* [WRITTEN INSTRUCTION]: Report every line in the listing below where the string "that" shows up.

* [INFORMATION SHOWN]:
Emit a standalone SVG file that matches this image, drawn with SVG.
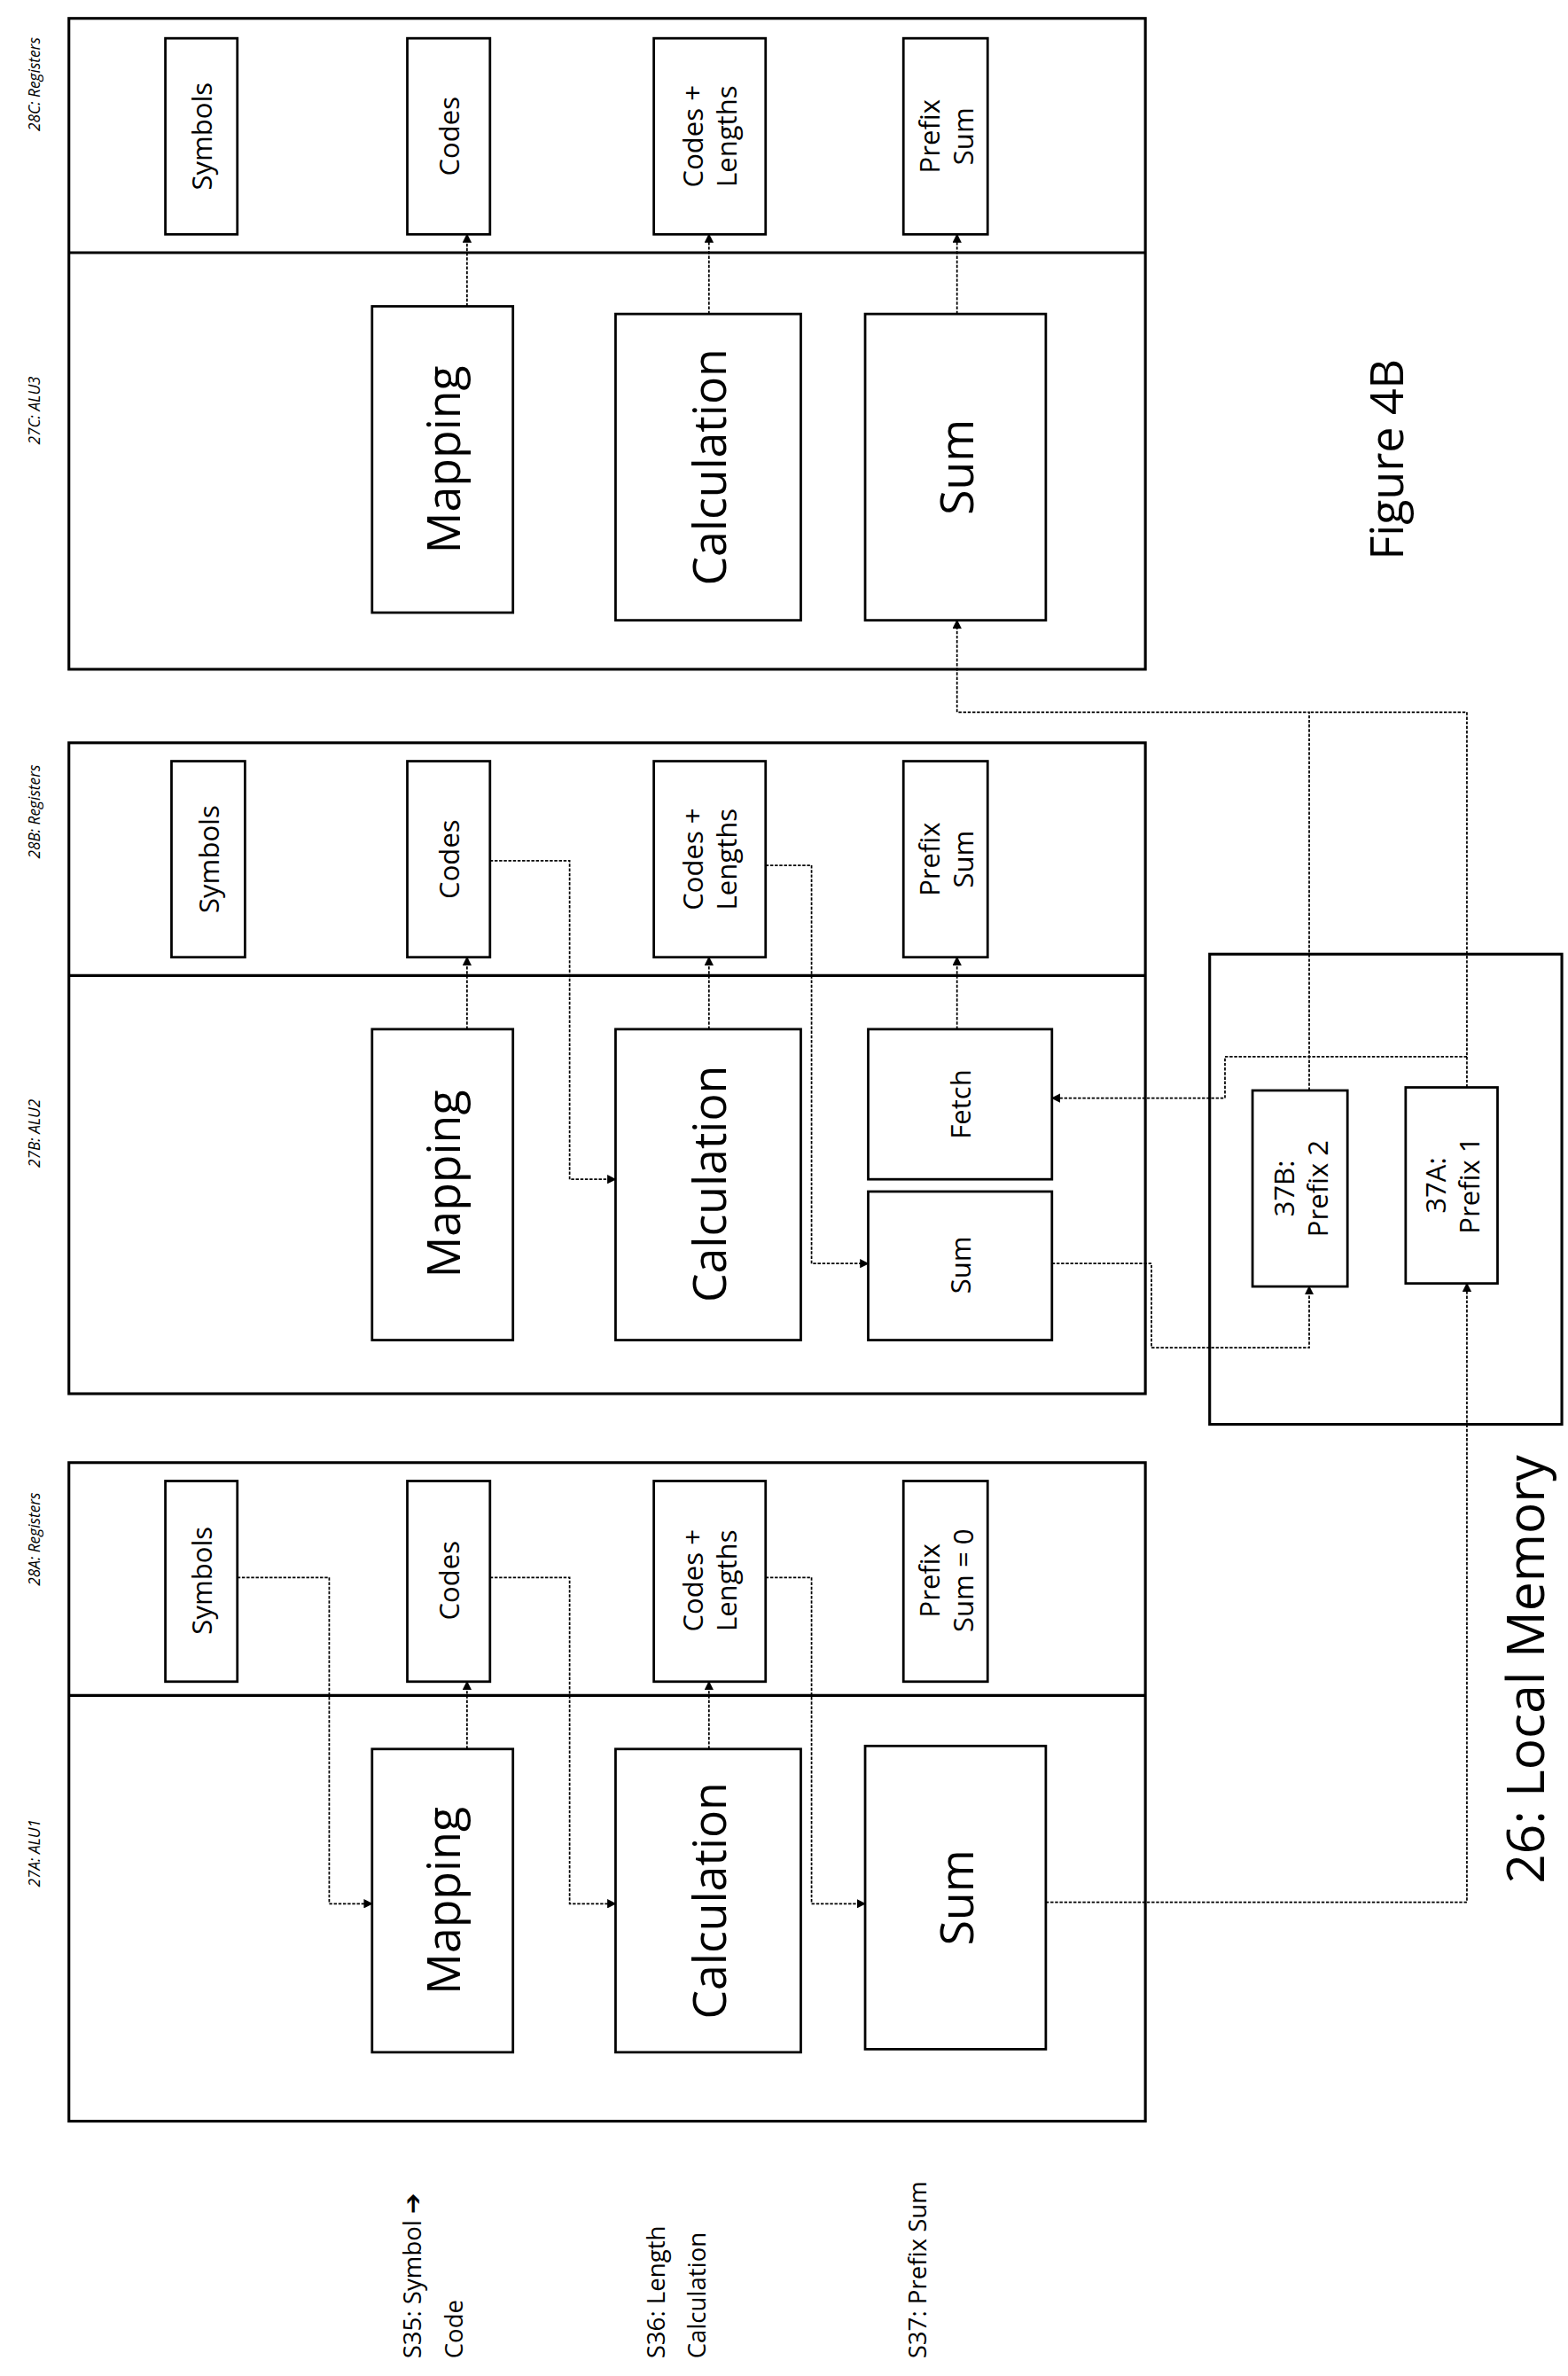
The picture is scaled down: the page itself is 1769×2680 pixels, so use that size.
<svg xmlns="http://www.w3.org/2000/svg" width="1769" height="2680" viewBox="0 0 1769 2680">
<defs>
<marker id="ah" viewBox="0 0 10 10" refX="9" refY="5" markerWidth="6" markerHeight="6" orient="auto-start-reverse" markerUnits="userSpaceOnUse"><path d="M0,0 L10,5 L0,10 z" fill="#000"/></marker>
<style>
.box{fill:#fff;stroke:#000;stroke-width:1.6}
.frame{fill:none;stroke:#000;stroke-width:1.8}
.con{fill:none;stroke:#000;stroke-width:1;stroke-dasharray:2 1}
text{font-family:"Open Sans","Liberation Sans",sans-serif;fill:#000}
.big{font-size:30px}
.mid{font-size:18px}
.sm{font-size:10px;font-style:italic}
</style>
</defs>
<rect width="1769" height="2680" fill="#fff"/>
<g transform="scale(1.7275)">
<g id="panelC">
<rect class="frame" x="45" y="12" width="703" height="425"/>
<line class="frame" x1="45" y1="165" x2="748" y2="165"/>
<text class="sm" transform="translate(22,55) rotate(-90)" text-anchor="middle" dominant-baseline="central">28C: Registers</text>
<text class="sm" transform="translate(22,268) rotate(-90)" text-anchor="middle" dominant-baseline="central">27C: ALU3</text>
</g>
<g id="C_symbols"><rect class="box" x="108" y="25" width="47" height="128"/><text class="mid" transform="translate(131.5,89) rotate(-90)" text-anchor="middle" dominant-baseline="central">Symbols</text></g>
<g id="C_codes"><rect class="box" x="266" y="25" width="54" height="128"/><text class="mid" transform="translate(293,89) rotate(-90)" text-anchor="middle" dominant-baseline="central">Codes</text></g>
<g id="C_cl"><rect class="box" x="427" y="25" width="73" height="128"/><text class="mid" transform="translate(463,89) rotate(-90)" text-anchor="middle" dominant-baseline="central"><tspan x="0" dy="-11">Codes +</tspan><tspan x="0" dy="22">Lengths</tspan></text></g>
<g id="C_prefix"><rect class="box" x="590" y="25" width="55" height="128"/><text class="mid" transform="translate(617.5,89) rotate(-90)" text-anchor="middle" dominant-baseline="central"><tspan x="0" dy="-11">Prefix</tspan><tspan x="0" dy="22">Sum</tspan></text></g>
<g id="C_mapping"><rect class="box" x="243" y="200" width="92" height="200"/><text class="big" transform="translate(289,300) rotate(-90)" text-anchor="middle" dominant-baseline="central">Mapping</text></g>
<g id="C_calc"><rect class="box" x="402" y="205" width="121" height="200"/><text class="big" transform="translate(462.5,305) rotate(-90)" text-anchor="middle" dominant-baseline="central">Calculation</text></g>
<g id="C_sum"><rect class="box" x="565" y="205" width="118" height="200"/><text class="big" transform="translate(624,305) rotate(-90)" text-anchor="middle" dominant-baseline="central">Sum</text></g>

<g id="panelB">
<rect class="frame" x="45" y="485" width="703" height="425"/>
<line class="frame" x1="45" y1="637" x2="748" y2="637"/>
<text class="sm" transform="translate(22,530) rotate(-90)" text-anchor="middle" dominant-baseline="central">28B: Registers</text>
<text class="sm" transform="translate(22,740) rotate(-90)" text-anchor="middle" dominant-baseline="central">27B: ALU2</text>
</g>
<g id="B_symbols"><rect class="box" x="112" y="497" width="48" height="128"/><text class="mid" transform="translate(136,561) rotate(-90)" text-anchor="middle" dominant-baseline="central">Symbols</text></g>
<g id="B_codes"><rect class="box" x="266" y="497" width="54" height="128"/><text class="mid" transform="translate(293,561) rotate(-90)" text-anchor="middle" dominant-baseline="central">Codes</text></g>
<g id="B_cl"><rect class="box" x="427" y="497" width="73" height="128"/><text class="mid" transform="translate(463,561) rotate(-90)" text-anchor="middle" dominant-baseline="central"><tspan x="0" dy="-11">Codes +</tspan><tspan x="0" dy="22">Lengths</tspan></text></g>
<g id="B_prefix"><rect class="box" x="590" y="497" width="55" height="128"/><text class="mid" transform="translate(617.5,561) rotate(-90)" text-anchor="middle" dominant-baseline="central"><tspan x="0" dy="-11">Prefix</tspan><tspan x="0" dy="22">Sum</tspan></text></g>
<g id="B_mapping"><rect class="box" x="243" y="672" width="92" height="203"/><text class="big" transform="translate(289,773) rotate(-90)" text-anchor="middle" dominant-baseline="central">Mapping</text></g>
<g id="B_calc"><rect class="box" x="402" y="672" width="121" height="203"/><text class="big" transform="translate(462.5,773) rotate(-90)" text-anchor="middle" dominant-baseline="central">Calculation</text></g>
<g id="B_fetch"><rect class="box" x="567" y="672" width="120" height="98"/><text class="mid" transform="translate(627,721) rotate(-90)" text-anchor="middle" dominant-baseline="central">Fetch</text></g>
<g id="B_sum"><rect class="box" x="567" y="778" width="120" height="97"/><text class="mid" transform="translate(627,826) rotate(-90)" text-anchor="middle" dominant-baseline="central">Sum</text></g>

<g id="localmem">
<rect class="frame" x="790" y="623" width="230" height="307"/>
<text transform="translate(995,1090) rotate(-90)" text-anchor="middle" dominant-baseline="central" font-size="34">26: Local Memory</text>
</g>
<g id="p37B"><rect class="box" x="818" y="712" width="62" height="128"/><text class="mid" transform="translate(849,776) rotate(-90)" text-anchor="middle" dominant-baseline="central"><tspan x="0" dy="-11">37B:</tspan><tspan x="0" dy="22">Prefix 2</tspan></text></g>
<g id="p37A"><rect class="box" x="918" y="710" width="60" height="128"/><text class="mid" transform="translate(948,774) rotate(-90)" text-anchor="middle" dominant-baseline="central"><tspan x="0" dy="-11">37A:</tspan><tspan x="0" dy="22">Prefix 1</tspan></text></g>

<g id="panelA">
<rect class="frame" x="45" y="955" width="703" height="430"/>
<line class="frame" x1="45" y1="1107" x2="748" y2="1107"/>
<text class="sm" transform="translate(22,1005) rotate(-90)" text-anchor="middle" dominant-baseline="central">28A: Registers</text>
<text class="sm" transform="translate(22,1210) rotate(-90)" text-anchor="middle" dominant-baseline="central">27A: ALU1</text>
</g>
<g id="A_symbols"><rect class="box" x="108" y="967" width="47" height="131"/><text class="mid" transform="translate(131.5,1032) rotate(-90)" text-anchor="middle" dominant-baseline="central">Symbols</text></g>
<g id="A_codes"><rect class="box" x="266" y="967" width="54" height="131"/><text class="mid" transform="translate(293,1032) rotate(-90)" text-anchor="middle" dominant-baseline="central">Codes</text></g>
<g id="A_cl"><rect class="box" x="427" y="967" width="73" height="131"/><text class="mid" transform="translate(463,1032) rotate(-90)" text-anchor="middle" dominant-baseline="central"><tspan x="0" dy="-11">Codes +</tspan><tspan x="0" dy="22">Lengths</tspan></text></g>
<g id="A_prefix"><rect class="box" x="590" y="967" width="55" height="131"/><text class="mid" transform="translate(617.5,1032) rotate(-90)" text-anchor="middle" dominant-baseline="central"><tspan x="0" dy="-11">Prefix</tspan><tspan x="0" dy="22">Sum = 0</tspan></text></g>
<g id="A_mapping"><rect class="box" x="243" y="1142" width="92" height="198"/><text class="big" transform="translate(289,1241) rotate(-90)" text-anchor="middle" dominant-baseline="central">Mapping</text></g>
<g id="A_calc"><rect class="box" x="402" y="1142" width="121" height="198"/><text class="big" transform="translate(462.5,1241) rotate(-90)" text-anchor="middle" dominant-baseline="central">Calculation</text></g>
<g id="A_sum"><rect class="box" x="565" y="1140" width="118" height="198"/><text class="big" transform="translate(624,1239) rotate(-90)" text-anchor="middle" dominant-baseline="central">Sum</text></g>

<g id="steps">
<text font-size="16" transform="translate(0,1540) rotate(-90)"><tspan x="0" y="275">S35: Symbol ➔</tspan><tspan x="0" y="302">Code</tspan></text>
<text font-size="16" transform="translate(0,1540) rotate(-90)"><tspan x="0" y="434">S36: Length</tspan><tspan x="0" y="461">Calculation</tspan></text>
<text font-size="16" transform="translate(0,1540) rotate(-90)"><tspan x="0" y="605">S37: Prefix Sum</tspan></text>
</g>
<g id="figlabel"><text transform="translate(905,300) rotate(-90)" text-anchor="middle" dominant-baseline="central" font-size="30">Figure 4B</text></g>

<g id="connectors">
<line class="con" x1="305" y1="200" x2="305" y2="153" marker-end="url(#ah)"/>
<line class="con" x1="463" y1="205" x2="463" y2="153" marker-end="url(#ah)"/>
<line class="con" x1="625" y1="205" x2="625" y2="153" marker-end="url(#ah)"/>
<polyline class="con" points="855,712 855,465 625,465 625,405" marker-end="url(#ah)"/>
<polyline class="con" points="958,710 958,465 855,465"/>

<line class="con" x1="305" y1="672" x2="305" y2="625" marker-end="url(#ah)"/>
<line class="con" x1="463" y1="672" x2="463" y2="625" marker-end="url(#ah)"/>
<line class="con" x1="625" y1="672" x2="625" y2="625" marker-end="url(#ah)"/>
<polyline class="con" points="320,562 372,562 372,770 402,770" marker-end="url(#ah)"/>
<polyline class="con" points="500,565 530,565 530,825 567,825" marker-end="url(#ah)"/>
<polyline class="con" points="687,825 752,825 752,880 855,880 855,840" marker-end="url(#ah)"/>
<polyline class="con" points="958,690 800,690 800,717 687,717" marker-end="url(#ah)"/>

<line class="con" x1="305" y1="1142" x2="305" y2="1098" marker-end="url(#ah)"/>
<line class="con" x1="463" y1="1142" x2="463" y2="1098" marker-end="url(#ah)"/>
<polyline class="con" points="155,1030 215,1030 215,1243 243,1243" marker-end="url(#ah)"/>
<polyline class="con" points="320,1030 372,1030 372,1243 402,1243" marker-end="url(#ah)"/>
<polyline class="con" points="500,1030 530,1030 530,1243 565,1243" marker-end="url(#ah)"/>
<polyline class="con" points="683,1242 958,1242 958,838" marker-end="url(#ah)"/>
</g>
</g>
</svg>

* [REPLY TO THE TASK]:
Emit a standalone SVG file that matches this image, drawn with SVG.
The picture is scaled down: the page itself is 1769×2680 pixels, so use that size.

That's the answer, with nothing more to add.